Source code of charts

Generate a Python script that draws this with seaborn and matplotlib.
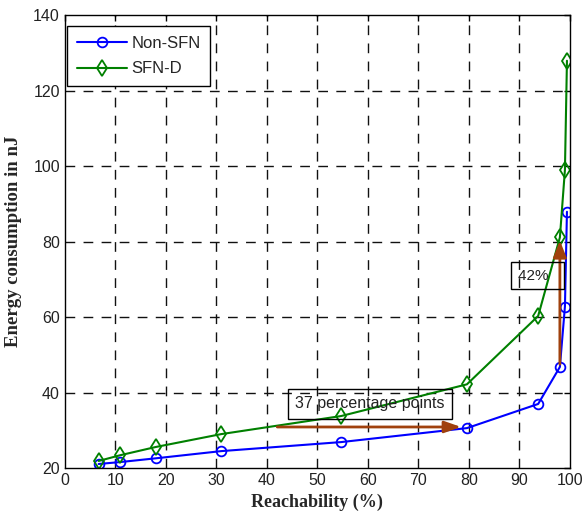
import numpy as np
import pandas as pd
import matplotlib
matplotlib.use("Agg")
import matplotlib.pyplot as plt
import seaborn as sns

reach_non_sfn = [6.7, 10.9, 18.0, 30.9, 54.7, 79.6, 93.7, 98.0, 99.0, 99.4]
energy_non_sfn = [21.1, 21.6, 22.6, 24.5, 26.9, 30.6, 37.0, 46.8, 62.8, 87.9]
reach_sfn_d = [6.7, 10.9, 18.0, 30.9, 54.7, 79.6, 93.7, 98.0, 99.0, 99.4]
energy_sfn_d = [21.9, 23.4, 25.6, 29.0, 33.8, 42.2, 60.3, 81.1, 99.0, 127.9]

x_ticks = [0, 10, 20, 30, 40, 50, 60, 70, 80, 90, 100]
y_ticks = [20, 40, 60, 80, 100, 120, 140]

sns.set_style("white")
plt.rcParams["font.family"] = ["Liberation Sans", "DejaVu Sans"]

fig = plt.figure(figsize=(5.84, 5.19), dpi=100)
ax = fig.add_axes([0.111, 0.098, 0.865, 0.873])

sns.lineplot(x=reach_non_sfn, y=energy_non_sfn, ax=ax, color="#0000ff", lw=1.5,
             marker="o", markersize=7, markerfacecolor="none", markeredgecolor="#0000ff",
             markeredgewidth=1.3, label="Non-SFN", sort=False)
sns.lineplot(x=reach_sfn_d, y=energy_sfn_d, ax=ax, color="#008000", lw=1.5,
             marker="d", markersize=8, markerfacecolor="none", markeredgecolor="#008000",
             markeredgewidth=1.3, label="SFN-D", sort=False)

arrow_col = "#a0410d"
ax.annotate("", xy=(79.0, 30.9), xytext=(41.5, 30.9),
            arrowprops=dict(arrowstyle="-|>,head_length=1.0,head_width=0.35",
                            color=arrow_col, lw=2))
ax.annotate("", xy=(98.0, 81.0), xytext=(98.0, 46.8),
            arrowprops=dict(arrowstyle="-|>,head_length=1.0,head_width=0.4",
                            color=arrow_col, lw=2))
ax.text(60.4, 37.0, "37 percentage points", fontsize=11.5, ha="center", va="center",
        color="#222222",
        bbox=dict(boxstyle="square,pad=0.45", fc="none", ec="black", lw=1))
ax.text(93.6, 71.0, "42%  ", fontsize=11, ha="center", va="center",
        color="#222222",
        bbox=dict(boxstyle="square,pad=0.45", fc="none", ec="black", lw=1))

ax.set_xlim(0, 100)
ax.set_ylim(20, 140)
ax.set_xticks(x_ticks)
ax.set_yticks(y_ticks)
ax.tick_params(direction="in", length=4, labelsize=11.5, colors="black",
               labelcolor="#222222", width=1)
ax.tick_params(top=True, right=True)

for v in x_ticks[1:-1]:
    ax.axvline(v, color="#111111", lw=1, ls=(0, (7, 6)), zorder=0)
for v in y_ticks[1:-1]:
    ax.axhline(v, color="#111111", lw=1, ls=(0, (7, 6)), zorder=0)

for s in ax.spines.values():
    s.set_color("black")
    s.set_linewidth(1)

ax.set_xlabel("Reachability (%)", fontsize=13, fontweight="bold",
              family=["Liberation Serif", "DejaVu Serif"], labelpad=4)
ax.set_ylabel("Energy consumption in nJ", fontsize=13.5, fontweight="bold",
              family=["Liberation Serif", "DejaVu Serif"], labelpad=8)

leg = ax.legend(loc="upper left", fontsize=12, frameon=True, fancybox=False,
                edgecolor="black", framealpha=1, handlelength=3.0,
                bbox_to_anchor=(0.005, 0.975),
                borderaxespad=0.0, borderpad=0.55, labelspacing=0.65,
                handletextpad=0.3)
leg.get_frame().set_linewidth(1)

fig.savefig("out.png", dpi=100)
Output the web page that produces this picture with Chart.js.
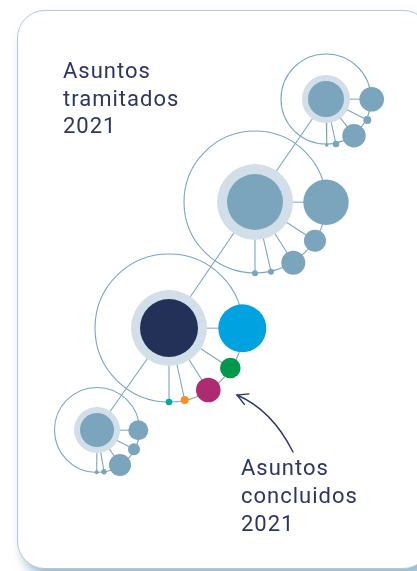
<!DOCTYPE html>
<html>
<head>
<meta charset="utf-8">
<script src="https://cdn.jsdelivr.net/npm/chart.js@4.4.1/dist/chart.umd.min.js"></script>
<style>
  html, body { margin: 0; padding: 0; background: #fff; overflow: hidden; }
  #wrap { position: relative; width: 417px; height: 571px; }
  #card {
    position: absolute; left: 17px; top: 10px; width: 412px; height: 557px;
    border: 1.3px solid #b7c8d7; border-radius: 28px; background: #fff;
    box-shadow: 6px 8px 12px rgba(80, 140, 172, 0.6);
  }
  canvas { position: absolute; left: 0; top: 0; }
  .lbl {
    position: absolute; font-family: Roboto, sans-serif; font-size: 22px;
    letter-spacing: 1px; color: #2b3664; line-height: 27.5px; white-space: pre;
  }
</style>
</head>
<body>
<div id="wrap">
  <div id="card"></div>
  <canvas id="chart" width="417" height="571"></canvas>
  <div class="lbl" style="left:63px; top:57px;">Asuntos
tramitados
2021</div>
  <div class="lbl" style="left:241px; top:454px; line-height:28px;">Asuntos
concluidos
2021</div>
</div>
<script>
// cluster centres (chart units) and sizes
const clusterX = [326, 255, 169, 97];
const clusterY = [99, 202, 328, 430];
const coreR = [18, 28, 29, 17];
const haloR = [24, 38, 38, 23];
const ringR = [45, 71, 74, 42.5];
const coreColors = ["#7aa5bc", "#7aa5bc", "#233159", "#7aa5bc"];

// satellites of each cluster
const satX = [
  [371.7, 367.3, 354, 336, 326.7],
  [326, 315, 293.3, 271, 255],
  [242.3, 230.3, 208.3, 184.7, 169],
  [138.3, 134, 120, 104, 96.7]
];
const satY = [
  [99.3, 120, 135.7, 144, 145],
  [202.3, 240.7, 262.7, 271.7, 273.3],
  [328.3, 368, 390, 400, 402],
  [430.3, 449.3, 465, 471.7, 472.3]
];
const satR = [
  [12.3, 4, 11.7, 3.3, 1.8],
  [22.7, 11, 12, 3, 3],
  [24, 10.3, 12.3, 4, 3.3],
  [10, 6, 11, 2.7, 2]
];
const satColors = [
  ["#7aa5bc", "#7aa5bc", "#7aa5bc", "#7aa5bc", "#7aa5bc"],
  ["#7aa5bc", "#7aa5bc", "#7aa5bc", "#7aa5bc", "#7aa5bc"],
  ["#00a3df", "#00984a", "#ae2a71", "#f6921e", "#00ab9e"],
  ["#7aa5bc", "#7aa5bc", "#7aa5bc", "#7aa5bc", "#7aa5bc"]
];

// arrow pointing at the coloured cluster
const arrowFrom = [293, 452];
const arrowVia = [272, 410];
const arrowTo = [237, 395];

const lineColor = "#7ba6bd";
let datasets = [];

// bubbles should not shrink the plot area
Chart.BubbleController.prototype.getMaxOverflow = function () { return false; };

// spine through cluster centres
datasets.push({
  type: 'line',
  data: clusterX.map((x, i) => ({x: x, y: clusterY[i]})),
  borderColor: lineColor, borderWidth: 1.1, pointRadius: 0, order: 6
});

// spokes
clusterX.forEach((cx, i) => {
  satX[i].forEach((sx, j) => {
    datasets.push({
      type: 'line',
      data: [{x: cx, y: clusterY[i]}, {x: sx, y: satY[i][j]}],
      borderColor: lineColor, borderWidth: 1.1, pointRadius: 0, order: 6
    });
  });
});

// outer rings
datasets.push({
  type: 'bubble',
  data: clusterX.map((x, i) => ({x: x, y: clusterY[i], r: ringR[i]})),
  backgroundColor: 'rgba(0,0,0,0)', borderColor: lineColor, borderWidth: 1.1, order: 5
});

// halos
datasets.push({
  type: 'bubble',
  data: clusterX.map((x, i) => ({x: x, y: clusterY[i], r: haloR[i]})),
  backgroundColor: '#d2dfe8', borderWidth: 0, order: 4
});

// cores
datasets.push({
  type: 'bubble',
  data: clusterX.map((x, i) => ({x: x, y: clusterY[i], r: coreR[i]})),
  backgroundColor: coreColors, borderWidth: 0, order: 3
});

// satellites
satX.forEach((xs, i) => {
  datasets.push({
    type: 'bubble',
    data: xs.map((x, j) => ({x: x, y: satY[i][j], r: satR[i][j]})),
    backgroundColor: satColors[i], borderWidth: 0, order: 2
  });
});

const arrowPlugin = {
  id: 'arrow',
  afterDatasetsDraw(chart) {
    const ctx = chart.ctx;
    const sx = chart.scales.x, sy = chart.scales.y;
    const p = v => [sx.getPixelForValue(v[0]), sy.getPixelForValue(v[1])];
    const a = p(arrowFrom), b = p(arrowVia), c = p(arrowTo);
    ctx.save();
    ctx.strokeStyle = '#2b3664';
    ctx.lineWidth = 1.4;
    ctx.lineCap = 'round';
    ctx.beginPath();
    ctx.moveTo(a[0], a[1]);
    ctx.quadraticCurveTo(b[0], b[1], c[0], c[1]);
    ctx.stroke();
    // head
    const ang = Math.atan2(c[1] - b[1], c[0] - b[0]);
    const len = 12;
    ctx.beginPath();
    ctx.moveTo(c[0] - len * Math.cos(ang - 0.5), c[1] - len * Math.sin(ang - 0.5));
    ctx.lineTo(c[0], c[1]);
    ctx.lineTo(c[0] - len * Math.cos(ang + 0.5), c[1] - len * Math.sin(ang + 0.5));
    ctx.stroke();
    ctx.restore();
  }
};

new Chart(document.getElementById('chart'), {
  data: { datasets: datasets },
  options: {
    responsive: false,
    animation: false,
    events: [],
    layout: { padding: 0 },
    plugins: { legend: { display: false }, tooltip: { enabled: false } },
    elements: { line: { tension: 0 } },
    datasets: { bubble: { clip: false }, line: { clip: false } },
    scales: {
      x: { type: 'linear', min: 0, max: 417, display: false },
      y: { type: 'linear', min: 0, max: 571, reverse: true, display: false }
    }
  },
  plugins: [arrowPlugin]
});
</script>
</body>
</html>
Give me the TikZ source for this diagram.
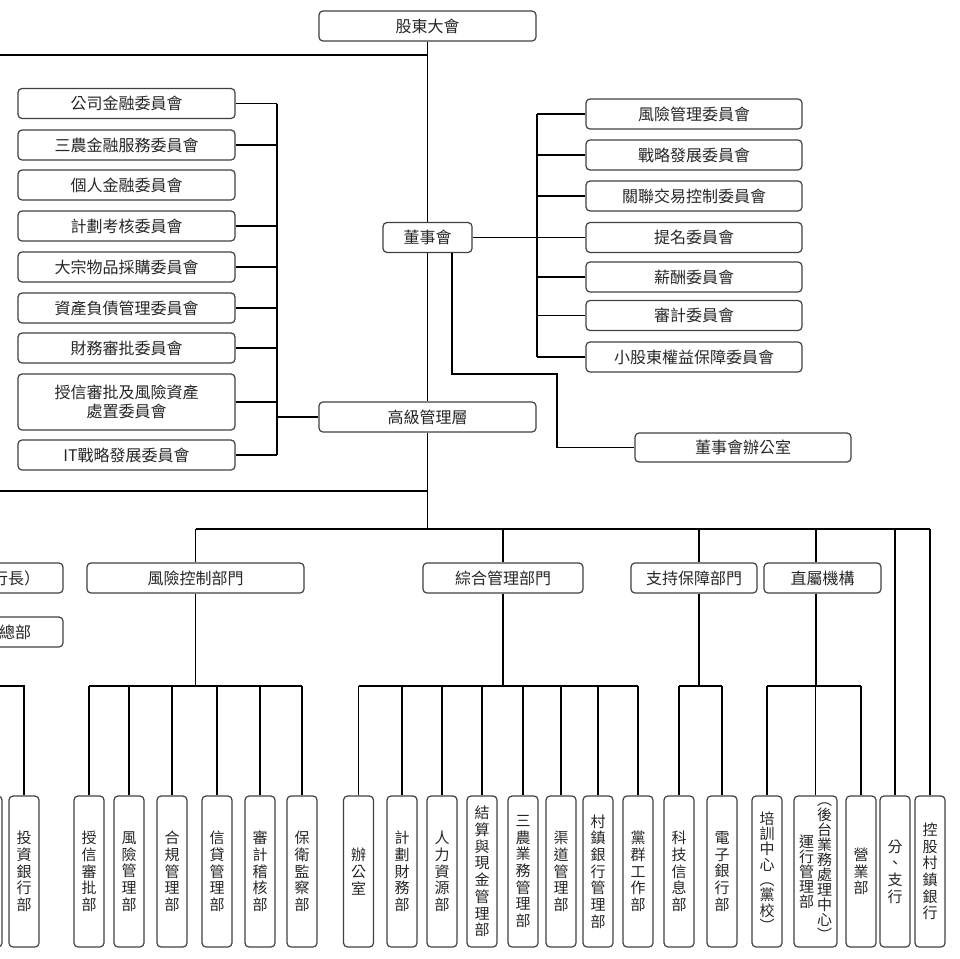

-- AIM --
Repeat only the lines from the beginning of the material through the line containing "import seaborn as sns", both ends kept, leaving pictures out.

-- EXPECTED ANSWER --
Generate a Python script that draws this with seaborn and matplotlib.
import numpy as np
import pandas as pd
import matplotlib
matplotlib.use("Agg")
import matplotlib.pyplot as plt
import seaborn as sns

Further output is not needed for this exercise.